Gegen diese Auflage sind die Anmelder vorgegangen - ebenfalls beide Seiten. Bislang hat das Verwaltungsgericht Meiningen das Alkoholverbot für Samstag auf Seiten der Rechtsextremen bestätigt. Die Richter erklärten es ebenfalls für rechtmäßig, dass am Freitag nur Leichtbier ausgeschenkt werden darf. Ob diese Entscheidung vor dem OVG in Weimar Bestand haben wird, war am Mittwoch noch offen. Die Rechten hatten dagegen Rechtsmittel eingelegt. Innenminister Maier sprach schon einmal von einem großen Erfolg, dass das Alkoholverbot bis zu diesem Zeitpunkt vor Gericht Bestand hatte.

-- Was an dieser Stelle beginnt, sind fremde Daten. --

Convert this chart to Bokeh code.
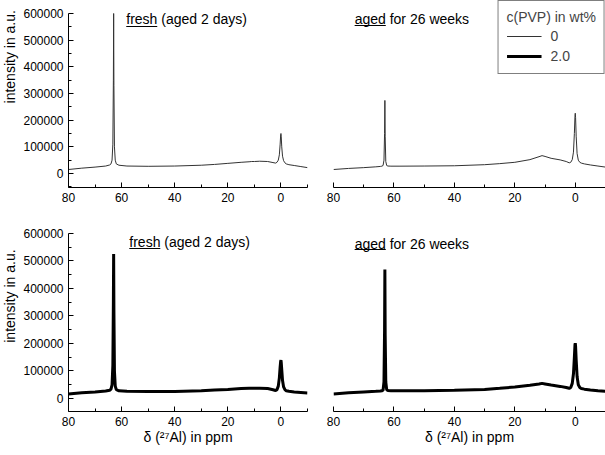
import math
from bokeh.plotting import figure
from bokeh.layouts import column, row
from bokeh.models import (FixedTicker, Label, Legend, LegendItem, Range1d,
                          Arrow, NumeralTickFormatter)
from bokeh.embed import file_html
from bokeh.resources import INLINE

# ---------------- data ----------------
ppm = [80, 75, 70, 66, 64.5, 64, 63.6, 63.3, 63.1, 63.0, 62.9, 62.7, 62.4, 62, 61,
       58, 50, 40, 30, 25, 20, 15, 12, 11, 10, 8, 5, 3, 2, 1.5, 1, 0.6, 0.3, 0.1,
       0, -0.1, -0.3, -0.6, -1, -1.5, -2, -3, -5, -7.5, -10]

fresh_0 = [15000, 20000, 24000, 28000, 32000, 36000, 50000, 110000, 350000, 600000,
           330000, 100000, 50000, 36000, 31000, 28000, 27000, 28000, 31000, 34000,
           38000, 42000, 44000, 45000, 45000, 46000, 45000, 41000, 39000, 42000,
           50000, 70000, 110000, 145000, 150000, 140000, 100000, 65000, 48000,
           40000, 36000, 33000, 30000, 26000, 22000]

aged_0 = [15000, 19000, 22000, 25000, 26500, 27500, 30000, 50000, 150000, 274000,
          140000, 45000, 30000, 28000, 27500, 27500, 28000, 29000, 33000, 37000,
          42000, 52000, 63000, 67000, 64000, 57000, 51000, 45000, 40000, 42000,
          52000, 80000, 150000, 215000, 226000, 210000, 140000, 75000, 50000,
          42000, 39000, 36000, 32000, 28000, 24000]

fresh_2 = [16000, 21000, 24000, 27000, 30000, 34000, 50000, 120000, 350000, 525000,
           320000, 100000, 45000, 32000, 28000, 26000, 25000, 25000, 28000, 31000,
           33000, 36000, 37000, 37000, 37000, 37000, 36000, 32000, 29000, 32000,
           45000, 75000, 115000, 136000, 139000, 132000, 105000, 65000, 42000,
           32000, 28000, 26000, 24000, 22000, 20000]

aged_2 = [16000, 21000, 24000, 26000, 27000, 28000, 30000, 60000, 250000, 469000,
          230000, 60000, 32000, 29000, 28000, 28000, 28000, 30000, 33000, 37000,
          42000, 48000, 53000, 55000, 53000, 49000, 44000, 40000, 37000, 40000,
          55000, 90000, 150000, 195000, 201000, 190000, 140000, 80000, 50000,
          40000, 36000, 34000, 31000, 28000, 26000]

x_ticks = [80, 60, 40, 20, 0]
x_minor = [70, 50, 30, 10, -10]
y_ticks = [0, 100000, 200000, 300000, 400000, 500000, 600000]
y_minor = [-50000, 50000, 150000, 250000, 350000, 450000, 550000]

legend_title = "c(PVP) in wt%"
legend_labels = ["0", "2.0"]
title_fresh = "fresh (aged 2 days)"
title_aged = "aged for 26 weeks"
ylabel = "intensity in a.u."
xlabel = "\u03b4 (\u00b2\u2077Al) in ppm"

FONT = "Liberation Sans"
THIN = dict(line_width=1, line_color="#333333")
THICK = dict(line_width=3, line_color="black")


def base_fig(width, height, **kw):
    p = figure(width=width, height=height, output_backend="svg",
               toolbar_location=None, title=None, **kw)
    p.grid.visible = False
    p.outline_line_color = None
    p.background_fill_color = "white"
    p.border_fill_color = "white"
    return p


def make_fig(width, height, left, right, top, bottom, ylo, yhi, show_y, show_xlabel):
    p = base_fig(width, height, x_range=Range1d(80, -10),
                 y_range=Range1d(ylo, yhi),
                 y_axis_location="left" if show_y else None,
                 min_border_left=left, min_border_right=right,
                 min_border_top=top, min_border_bottom=bottom)
    for ax in p.axis:
        ax.axis_line_color = "black"
        ax.major_tick_line_color = "black"
        ax.minor_tick_line_color = "black"
        ax.major_tick_in = 5
        ax.major_tick_out = 0
        ax.minor_tick_in = 3
        ax.minor_tick_out = 0
        ax.major_label_text_font = FONT
        ax.major_label_text_font_size = "12px"
        ax.major_label_text_color = "black"
        ax.major_label_standoff = 5
    p.xaxis.ticker = FixedTicker(ticks=x_ticks, minor_ticks=x_minor)
    if show_xlabel:
        p.xaxis.axis_label = xlabel
        p.xaxis.axis_label_text_font = FONT
        p.xaxis.axis_label_text_font_size = "14px"
        p.xaxis.axis_label_text_font_style = "normal"
        p.xaxis.axis_label_text_color = "black"
        p.xaxis.axis_label_standoff = 0
    if show_y:
        p.yaxis.ticker = FixedTicker(ticks=y_ticks, minor_ticks=y_minor)
        p.yaxis.formatter = NumeralTickFormatter(format="0")
        p.yaxis.bounds = (ylo, 600000)
    return p


def add_title(p, text, underline_chars, x, y, y_under, px_per_ppm):
    p.add_layout(Label(x=x, y=y, text=text, text_font=FONT,
                       text_font_size="14px", text_align="left",
                       text_baseline="middle", text_color="black"))
    # underline width from text metrics (Arial-like widths, 14px)
    widths = {"f": .278, "r": .333, "e": .556, "s": .5, "h": .556,
              "a": .556, "g": .556, "d": .556}
    w_px = sum(widths[c] for c in underline_chars) * 14
    p.add_layout(Arrow(x_start=x, y_start=y_under,
                       x_end=x - w_px / px_per_ppm, y_end=y_under,
                       start=None, end=None, line_width=1, line_color="black"))


def ylabel_fig(height, y_center_from_top):
    """Narrow strip to the left that carries the rotated y-axis label."""
    p = base_fig(20, height, x_range=Range1d(0, 20), y_range=Range1d(0, height),
                 x_axis_location=None, y_axis_location=None,
                 min_border_left=0, min_border_right=0,
                 min_border_top=0, min_border_bottom=0)
    p.add_layout(Label(x=9, y=height - y_center_from_top, text=ylabel,
                       angle=math.pi / 2, text_font=FONT, text_font_size="14px",
                       text_align="center", text_baseline="middle",
                       text_color="black"))
    return p


L_PX = 240 / 90   # px per ppm, left panels
R_PX = 272 / 90   # px per ppm, right panels
TOP_HI = 648750   # top row frames reach the top edge (600000 sits 13 px lower)

# top-left
lab1 = ylabel_fig(216, 65)
p1 = make_fig(300, 216, 47, 13, 0, 29, -52500, TOP_HI, True, False)
p1.line(ppm, fresh_0, **THIN)
add_title(p1, title_fresh, "fresh", 58.25, 581250, 551250, L_PX)

# top-right
p2 = make_fig(285, 216, 13, 0, 0, 29, -52500, TOP_HI, False, False)
r_thin = p2.line(ppm, aged_0, **THIN)
r_thick = p2.line(x=ppm[:1], y=aged_2[:1], **THICK)   # legend proxy only
add_title(p2, title_aged, "aged", 73, 581250, 555000, R_PX)
legend = Legend(items=[LegendItem(label=legend_labels[0], renderers=[r_thin]),
                       LegendItem(label=legend_labels[1], renderers=[r_thick])],
                location="top_right", title=legend_title,
                title_text_font=FONT, title_text_font_size="14px",
                title_text_font_style="normal", title_standoff=2,
                label_text_font=FONT, label_text_font_size="14px",
                glyph_width=35, glyph_height=18, label_height=18,
                label_standoff=9, padding=8, spacing=2, margin=0,
                border_line_color="black", border_line_width=1,
                background_fill_color="white", background_fill_alpha=1)
p2.add_layout(legend)

# bottom-left
lab3 = ylabel_fig(239, 84)
p3 = make_fig(300, 239, 47, 13, 17, 44, -47300, 600000, True, True)
p3.line(ppm, fresh_2, **THICK)
add_title(p3, title_fresh, "fresh", 57.1, 570900, 545500, L_PX)

# bottom-right
p4 = make_fig(285, 239, 13, 0, 17, 44, -47300, 600000, False, True)
p4.line(ppm, aged_2, **THICK)
add_title(p4, title_aged, "aged", 73, 563600, 541800, R_PX)

layout = column(row(lab1, p1, p2), row(lab3, p3, p4))
open("out.html", "w").write(file_html(layout, INLINE))
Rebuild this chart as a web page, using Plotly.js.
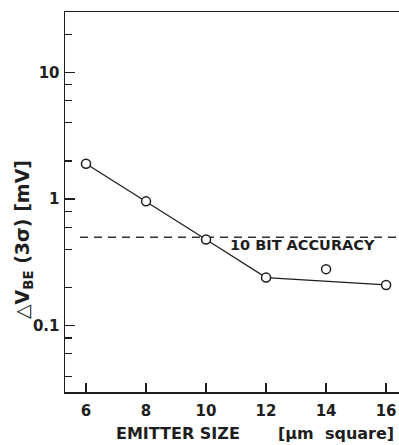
<!DOCTYPE html>
<html><head><meta charset="utf-8">
<script src="https://cdn.plot.ly/plotly-3.0.1.min.js"></script>
<style>body{margin:0;padding:0;background:#fff}#c{width:399px;height:445px}</style>
</head><body><div id="c"></div>
<script>
// Emitter size (µm square) and ΔVBE (3σ) in mV
const lineSizes = [6, 8, 10, 12, 16];
const lineDvbe  = [1.9, 0.96, 0.48, 0.24, 0.21];
const loneSizes = [14];
const loneDvbe  = [0.28];
const accuracyLevel = 0.5;
const accuracyLabel = "10 BIT ACCURACY";
const xTicks = [6, 8, 10, 12, 14, 16];
const xTickText = ["6", "8", "10", "12", "14", "16"];
const yTicks = [0.1, 1, 10];
const yTickText = ["0.1", "1", "10"];
const yMinorTicks = [0.04, 0.06, 0.08, 0.2, 0.4, 0.6, 0.8, 2, 4, 6, 8, 20];

const ink = "#1e1e1e";
const fam = "DejaVu Sans, Liberation Sans, Arial, sans-serif";
const tickFont = {family: fam, size: 15, color: ink};
const bold = s => "<b>" + s + "</b>";

const traces = [
  {x: lineSizes, y: lineDvbe, type: "scatter", mode: "lines+markers",
   line: {color: ink, width: 1.3},
   marker: {symbol: "circle", size: 9, color: "#fff", line: {color: ink, width: 1.5}},
   showlegend: false},
  {x: loneSizes, y: loneDvbe, type: "scatter", mode: "markers",
   marker: {symbol: "circle", size: 9, color: "#fff", line: {color: ink, width: 1.5}},
   showlegend: false}
];

const layout = {
  width: 399, height: 445,
  margin: {l: 65, r: 0, t: 12, b: 53},
  paper_bgcolor: "#fff", plot_bgcolor: "#fff",
  showlegend: false,
  xaxis: {
    range: [5.3, 16.43], tickvals: xTicks, ticktext: xTickText.map(bold), ticks: "inside", ticklen: 9, tickwidth: 1.3,
    tickcolor: ink, showline: true, linecolor: ink, linewidth: 1.5, mirror: true,
    showgrid: false, zeroline: false, tickfont: tickFont, ticklabelstandoff: 4
  },
  yaxis: {
    type: "log", range: [Math.log10(0.03), Math.log10(30)],
    tickvals: yTicks, ticktext: yTickText.map(bold), ticks: "inside", ticklen: 10, tickwidth: 1.3,
    tickcolor: ink, showline: true, linecolor: ink, linewidth: 1.5,
    showgrid: false, zeroline: false, tickfont: tickFont, ticklabelstandoff: 1,
    minor: {tickvals: yMinorTicks, ticks: "inside", ticklen: 7, tickwidth: 1.2, tickcolor: ink, showgrid: false}
  },
  shapes: [
    {type: "line", xref: "x", yref: "y", x0: 5.8, x1: 16.43, y0: accuracyLevel, y1: accuracyLevel,
     line: {color: "#333", width: 1.4, dash: "8px,6px"}, layer: "below"}
  ],
  annotations: [
    {xref: "x", yref: "y", x: 13.2, y: Math.log10(0.435), text: bold(accuracyLabel), showarrow: false,
     xanchor: "center", yanchor: "middle", font: {family: fam, size: 14.5, color: ink}},
    {xref: "paper", yref: "paper", x: (178 - 65) / 334, y: (392 - 434) / 380, text: bold("EMITTER SIZE"),
     xanchor: "center", yanchor: "middle", showarrow: false, borderpad: 0, font: {family: fam, size: 16, color: ink}},
    {xref: "paper", yref: "paper", x: (336 - 65) / 334, y: (392 - 434) / 380, text: bold("[µm &nbsp;square]"),
     xanchor: "center", yanchor: "middle", showarrow: false, borderpad: 0, font: {family: fam, size: 16, color: ink}},
    {xref: "paper", yref: "paper", x: (23 - 65) / 334, y: 0.4, textangle: -90, xanchor: "center", yanchor: "middle",
     text: bold("△V<sub>BE</sub> (3σ) [mV]"), showarrow: false,
     font: {family: fam, size: 19, color: ink}}
  ]
};

Plotly.newPlot("c", traces, layout, {staticPlot: true, displayModeBar: false});
</script></body></html>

Jakob und Hennig sagen, sie gingen unter anderem gegen die Zahl der für ihre Kundgebung angeordneten Toiletten vor - die sie für zu hoch halten. Und auch gegen das Alkoholverbot. Nicht nur, dass man selbst entscheiden wolle, ob man Alkohol ausschenke oder nicht. »Vor allem ist es ein Unding, uns mit den Rechtsextremen über einen Kamm zu scheren«, sagt Jakob. Es gebe nach den Erfahrungen der Vorjahre keinen Grund, bei den Gegendemonstranten aus Sicherheitsgründen ein Alkoholverbot zu verhängen. Dass 2017 während des damaligen Rechtsrockkonzerts Hunderte Rechtsextreme den Hitlergruß gezeigt hatten, sei ein Beispiel, welche Seite regelmäßig durch Straftaten auffalle.